Friday, March 15, 2013

How I Wrote a Novel Without an Outline

Posted: 03/14/2013 Huff Post -  - Writer


At the 2012 Miami Book Fair I had a chance to ask Pulitzer Prize winning author Jeffrey Eugenides whether he writes linearly and if he uses an outline. He remarked that he doesn't use an outline, nor does he write linearly, that he often doesn't know what is going to come next in his work. He also indicated that if he knew exactly what would happen next, so might the reader, therefore becoming predicable.

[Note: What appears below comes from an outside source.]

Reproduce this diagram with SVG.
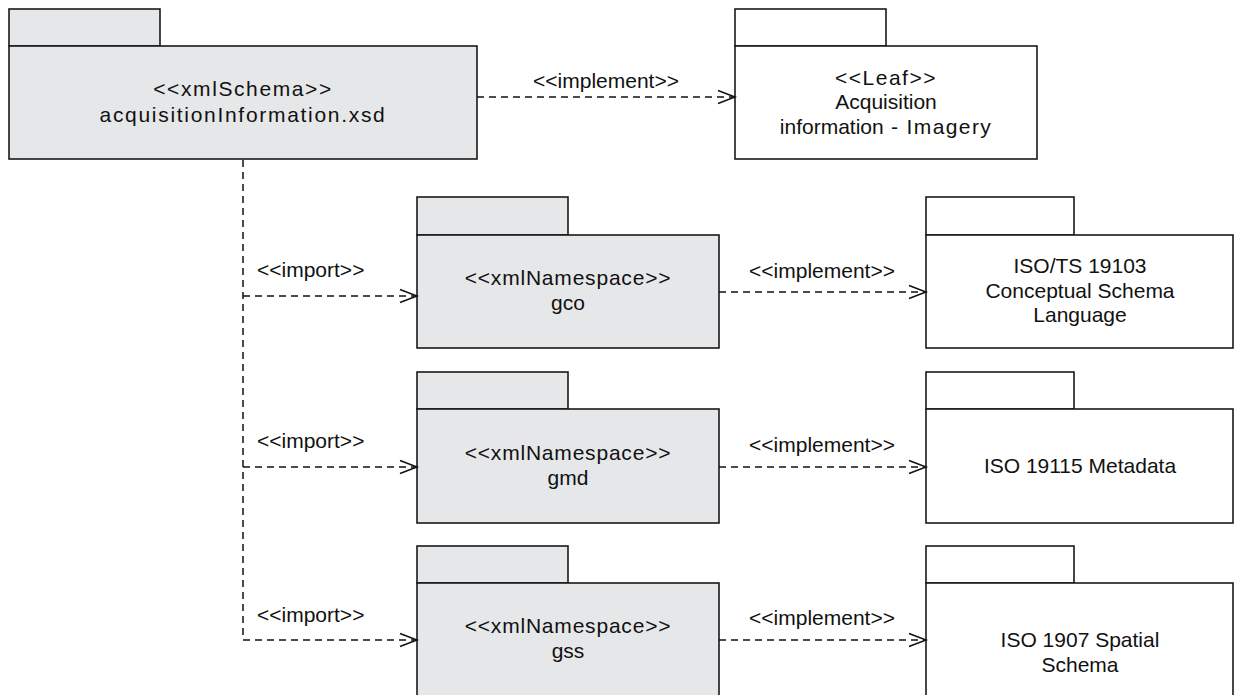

My first novel, The Nexus, came to me in furious rushes of story and I wrote it without an outline. Aimee, the leading female character came first, the setting in medieval England rushed right in to swallow her. The idea of a smart, educated, feminist thrust back into a patriarchal culture without computers, or automobiles, or tampons intrigued me. Some of those who have read The Nexus compare it to Diana Gabaldon's Outlander because it features a 20th century woman who is transported back in time. I haven't read Outlander, and frankly, if I had, I probably would not have written The Nexus. The similarity however ends there. The device that thrusts Aimee back to the past is a metaphysical transference, rather than physical.
Before I even sat down to write, the first scene appeared in my mind: Aimee waking up confused in the middle of a forest, with a man wearing a knight's armor attending to her. When I sat down to write that scene, I was unprepared for the rush of story that poured forth. While I knew that Aimee was a professor of medieval history, I knew little about the knight. While the first chapter flowed in third person from Aimee's point of view, the second chapter appeared from the Knight's point of view. He was a Knight Templar returning in disgrace from a tournament. Finding this raving woman wearing only shreds of clothing both fascinated and repulsed him.

After I wrote those two scenes in one early morning writing session, I changed into my other work hat planning an educational meeting for a client. The story brewed in my head all day. I realized I needed a plot -- somewhere for the story to go with these two characters. Laying Aimee's course in the 12th century posed many potential plot points, but I knew that Aimee's confliction between her two lives would drive the story: Aimee desperately wants to get back to her teenage children in the 20th century, yet she is fascinated with the living diorama of history in which she finds herself. How or if she ever returns was unknown.